I don't understand your point above. You say I focus on audio-visual content, then say "but" and that I need to measure audio when prepping for content for television. Content for television is audio-visual, so why are you saying "but"?
Yes, standards are different, but my point is that when you're doing your work in a calibrated room (one way or another) with a meter available - as you go along editing, premixing and mixing you will see where your level is and typically hit your target within the acceptable range.
And if you're talking about global deliverables for TV for example then you can pick the tighter European spec of -23LKFS +/-1LU which fits "inside" the US spec for example. Obviously if there's a desire to adjust True Peak differently for different networks that's an issue, but none of this changes anything.
Look at it this way: If you're mixing the same content for cinema as you are for TV then it doesn't change the fact that you either just brute-force limit and boost/cut the loudness of a cinema mix
or re-mix it for that other medium. And once you're done with your cinema mix you have your measurement and don't need to run it faster-than-realtime again really. Mixing for cinema is such a big endeavor relatively speaking that of course you're going to have a play-through beginning to end at the end of it which is when you get your measurement. And then you either use the brute-force method based on those numbers, or you re-mix in which case we're back to what I was saying earlier.
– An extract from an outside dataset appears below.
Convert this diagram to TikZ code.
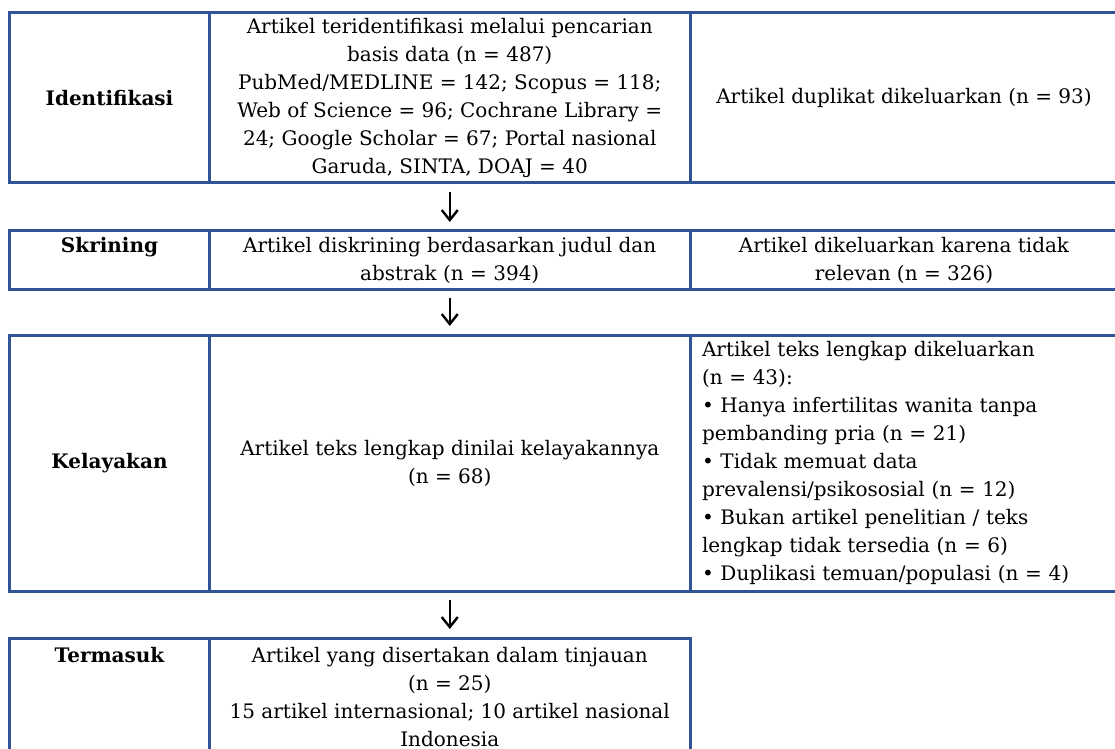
\documentclass[tikz,border=0pt]{standalone}
\usepackage{fontspec}
\setmainfont{DejaVu Serif}
\usetikzlibrary{arrows.meta, positioning}
\definecolor{frameblue}{RGB}{47,85,151}
\tikzset{
  cell/.style={draw=frameblue, line width=1.5pt, outer sep=0pt, inner xsep=6pt,
               inner ysep=1pt, align=center, font=\fontsize{10}{14}\selectfont},
  stage/.style={cell, minimum width=100pt, font=\fontsize{10}{14}\selectfont\bfseries},
  stagetxt/.style={font=\fontsize{10}{14}\selectfont\bfseries, inner sep=0pt, anchor=base},
  mid/.style={cell, minimum width=240.25pt},
  side/.style={cell, minimum width=214pt},
  flow/.style={-{Straight Barb[length=5pt, width=8pt]}, line width=1.2pt,
               shorten <=4.5pt, shorten >=4.5pt},
}

\begin{document}
\begin{tikzpicture}[node distance=24pt]
\useasboundingbox (0,0) rectangle (557.5pt,-374.5pt);

% Identifikasi
\node[stage, minimum height=85pt, anchor=north west] (idlbl) at (4.75pt,-6.5pt) {Identifikasi};
\node[mid, minimum height=85pt, right=0pt of idlbl] (ident)
  {Artikel teridentifikasi melalui pencarian\\
   basis data (n = 487)\\
   PubMed/MEDLINE = 142; Scopus = 118;\\
   Web of Science = 96; Cochrane Library =\\
   24; Google Scholar = 67; Portal nasional\\
   Garuda, SINTA, DOAJ = 40};
\node[side, minimum height=85pt, right=0pt of ident] (dup)
  {Artikel duplikat dikeluarkan (n = 93)};

% Skrining
\node[stage, minimum height=29pt, below=of idlbl] (scrlbl) {};
\node[stagetxt] (scrtxt) at ([yshift=-11pt]scrlbl.north) {Skrining};
\node[mid, minimum height=29pt, right=0pt of scrlbl] (screen)
  {Artikel diskrining berdasarkan judul dan\\
   abstrak (n = 394)};
\node[side, minimum height=29pt, right=0pt of screen] (irrel)
  {Artikel dikeluarkan karena tidak\\
   relevan (n = 326)};

% Kelayakan
\node[stage, minimum height=128pt, below=23pt of scrlbl] (eliglbl) {Kelayakan};
\node[mid, minimum height=128pt, right=0pt of eliglbl] (elig)
  {Artikel teks lengkap dinilai kelayakannya\\
   (n = 68)};
\node[side, minimum height=128pt, text width=204pt, align=left, right=0pt of elig] (fulltxt)
  {Artikel teks lengkap dikeluarkan\\
   (n = 43):\\
   • Hanya infertilitas wanita tanpa\\
   pembanding pria (n = 21)\\
   • Tidak memuat data\\
   prevalensi/psikososial (n = 12)\\
   • Bukan artikel penelitian / teks\\
   lengkap tidak tersedia (n = 6)\\
   • Duplikasi temuan/populasi (n = 4)};

% Termasuk
\node[stage, minimum height=59pt, below=23.5pt of eliglbl] (incllbl) {};
\node[stagetxt] (incltxt) at ([yshift=-12.3pt]incllbl.north) {Termasuk};
\node[mid, minimum height=59pt, right=0pt of incllbl] (incl)
  {Artikel yang disertakan dalam tinjauan\\
   (n = 25)\\
   15 artikel internasional; 10 artikel nasional\\
   Indonesia};

\foreach \a/\b in {ident/screen, screen/elig, elig/incl}
  \draw[flow] (\a) -- (\b);

\end{tikzpicture}
\end{document}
Vit Reiter wrote:Meter capabilities such as Waves WLM Plus Loudness Meter or iZotope Insight are used for this purpose and integrated into DaVinci / Fairlight would be very beneficial.
Yeah, I know those are used for those purposes because I use them. But Insight doesn't allow for an offline measurement of the mixer's output, and neither does WLM if I remember correctly. They can analyze files (clips) offline, but that's a different thing.
I already agreed that it would be "nice" or "convenient" to allow for faster-than-realtime. All I'm saying is that it isn't really "desperately needed" if your workflow is decent.
PS: Depending on the content and the complexity of the mix we might save slightly less time than we think... also depending on the computer of course. But as a somewhat realworld-esque hypothetical example: If you have a 40min TV show that's a decent size mix, let's say
not a fully-filled M&E and not fiction but more of a TV doc or something reasonable, that may on an octo core CPU desktop take about 10min to render. This means that the offline measurement takes 10min to get. Like I said, some people have complained about that. Of course a "worse" CPU takes longer. And if your workflow is such that every time you make a change you need to remeasure then that's 10 minutes every single time. And that's outside of actually rendering the content.